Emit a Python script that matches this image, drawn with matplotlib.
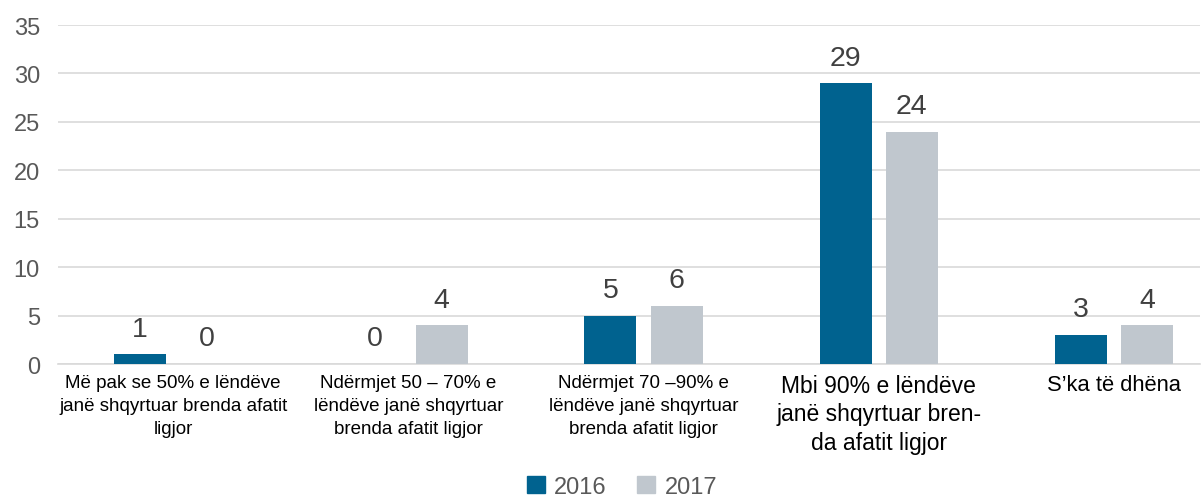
import matplotlib
matplotlib.use("Agg")
import matplotlib.pyplot as plt
import numpy as np
from matplotlib.patches import Patch

categories = [
    "Më pak se 50% e lëndëve\njanë shqyrtuar brenda afatit\nligjor",
    "Ndërmjet 50 – 70% e\nlëndëve janë shqyrtuar\nbrenda afatit ligjor",
    "Ndërmjet 70 –90% e\nlëndëve janë shqyrtuar\nbrenda afatit ligjor",
    "Mbi 90% e lëndëve\njanë shqyrtuar bren-\nda afatit ligjor",
    "S’ka të dhëna",
]
series_names = ["2016", "2017"]
values_2016 = [1, 0, 5, 29, 3]
values_2017 = [0, 4, 6, 24, 4]
yticks = [0, 5, 10, 15, 20, 25, 30, 35]

plt.rcParams['font.family'] = ['Liberation Sans', 'DejaVu Sans']

c2016 = "#00628F"
c2017 = "#C0C7CE"

fig = plt.figure(figsize=(12.03, 5.02), dpi=100)
ax = fig.add_axes([58/1203, 1 - 365/502, (1200 - 58)/1203, (365 - 26)/502])

x = np.arange(len(categories))
w = 0.221
off = 0.141
b1 = ax.bar(x - off, values_2016, w, color=c2016, zorder=3)
b2 = ax.bar(x + off, values_2017, w, color=c2017, zorder=3)

for bars, vals in ((b1, values_2016), (b2, values_2017)):
    for rect, v in zip(bars, vals):
        ax.annotate(str(v), (rect.get_x() + rect.get_width() / 2, v),
                    xytext=(0, 9), textcoords="offset points",
                    ha="center", va="bottom", fontsize=20.5, color="#404040")

ax.set_xlim(-0.49, 4.366)
ax.set_ylim(0, 35)
ax.set_yticks(yticks)
ax.set_yticklabels([str(t) for t in yticks], fontsize=17, color="#595959")
ax.yaxis.grid(True, color="#D9D9D9", linewidth=1.2, zorder=0)
ax.set_axisbelow(True)
ax.tick_params(axis="y", length=0, pad=13)
ax.tick_params(axis="x", length=0, pad=7)
ax.set_xticks(x)
ax.set_xticklabels(categories, fontsize=13.5, color="#000000", linespacing=1.47)
lbls = ax.get_xticklabels()
lbls[3].set_fontsize(16.5)
lbls[3].set_linespacing(1.32)
lbls[4].set_fontsize(15.8)
for s in ("top", "right", "left"):
    ax.spines[s].set_visible(False)
ax.spines["bottom"].set_color("#D9D9D9")
ax.spines["bottom"].set_linewidth(1.2)

handles = [Patch(color=c2016), Patch(color=c2017)]
fig.legend(handles, series_names, loc="lower center", ncol=2,
           bbox_to_anchor=(622/1203, -0.036), frameon=False,
           fontsize=17, handlelength=0.75, handleheight=0.75,
           handletextpad=0.4, columnspacing=1.3, labelcolor="#595959")

fig.savefig("out.png", dpi=100)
● ● ● ●
* Given instruction:
Restate the data above word for word. Skip every picture.

* Correct result:
Emit a Python script that matches this image, drawn with matplotlib.
import matplotlib
matplotlib.use("Agg")
import matplotlib.pyplot as plt
import numpy as np
from matplotlib.patches import Patch

categories = [
    "Më pak se 50% e lëndëve\njanë shqyrtuar brenda afatit\nligjor",
    "Ndërmjet 50 – 70% e\nlëndëve janë shqyrtuar\nbrenda afatit ligjor",
    "Ndërmjet 70 –90% e\nlëndëve janë shqyrtuar\nbrenda afatit ligjor",
    "Mbi 90% e lëndëve\njanë shqyrtuar bren-\nda afatit ligjor",
    "S’ka të dhëna",
]
series_names = ["2016", "2017"]
values_2016 = [1, 0, 5, 29, 3]
values_2017 = [0, 4, 6, 24, 4]
yticks = [0, 5, 10, 15, 20, 25, 30, 35]

plt.rcParams['font.family'] = ['Liberation Sans', 'DejaVu Sans']

c2016 = "#00628F"
c2017 = "#C0C7CE"

fig = plt.figure(figsize=(12.03, 5.02), dpi=100)
ax = fig.add_axes([58/1203, 1 - 365/502, (1200 - 58)/1203, (365 - 26)/502])

x = np.arange(len(categories))
w = 0.221
off = 0.141
b1 = ax.bar(x - off, values_2016, w, color=c2016, zorder=3)
b2 = ax.bar(x + off, values_2017, w, color=c2017, zorder=3)

for bars, vals in ((b1, values_2016), (b2, values_2017)):
    for rect, v in zip(bars, vals):
        ax.annotate(str(v), (rect.get_x() + rect.get_width() / 2, v),
                    xytext=(0, 9), textcoords="offset points",
                    ha="center", va="bottom", fontsize=20.5, color="#404040")

ax.set_xlim(-0.49, 4.366)
ax.set_ylim(0, 35)
ax.set_yticks(yticks)
ax.set_yticklabels([str(t) for t in yticks], fontsize=17, color="#595959")
ax.yaxis.grid(True, color="#D9D9D9", linewidth=1.2, zorder=0)
ax.set_axisbelow(True)
ax.tick_params(axis="y", length=0, pad=13)
ax.tick_params(axis="x", length=0, pad=7)
ax.set_xticks(x)
ax.set_xticklabels(categories, fontsize=13.5, color="#000000", linespacing=1.47)
lbls = ax.get_xticklabels()
lbls[3].set_fontsize(16.5)
lbls[3].set_linespacing(1.32)
lbls[4].set_fontsize(15.8)
for s in ("top", "right", "left"):
    ax.spines[s].set_visible(False)
ax.spines["bottom"].set_color("#D9D9D9")
ax.spines["bottom"].set_linewidth(1.2)

handles = [Patch(color=c2016), Patch(color=c2017)]
fig.legend(handles, series_names, loc="lower center", ncol=2,
           bbox_to_anchor=(622/1203, -0.036), frameon=False,
           fontsize=17, handlelength=0.75, handleheight=0.75,
           handletextpad=0.4, columnspacing=1.3, labelcolor="#595959")

fig.savefig("out.png", dpi=100)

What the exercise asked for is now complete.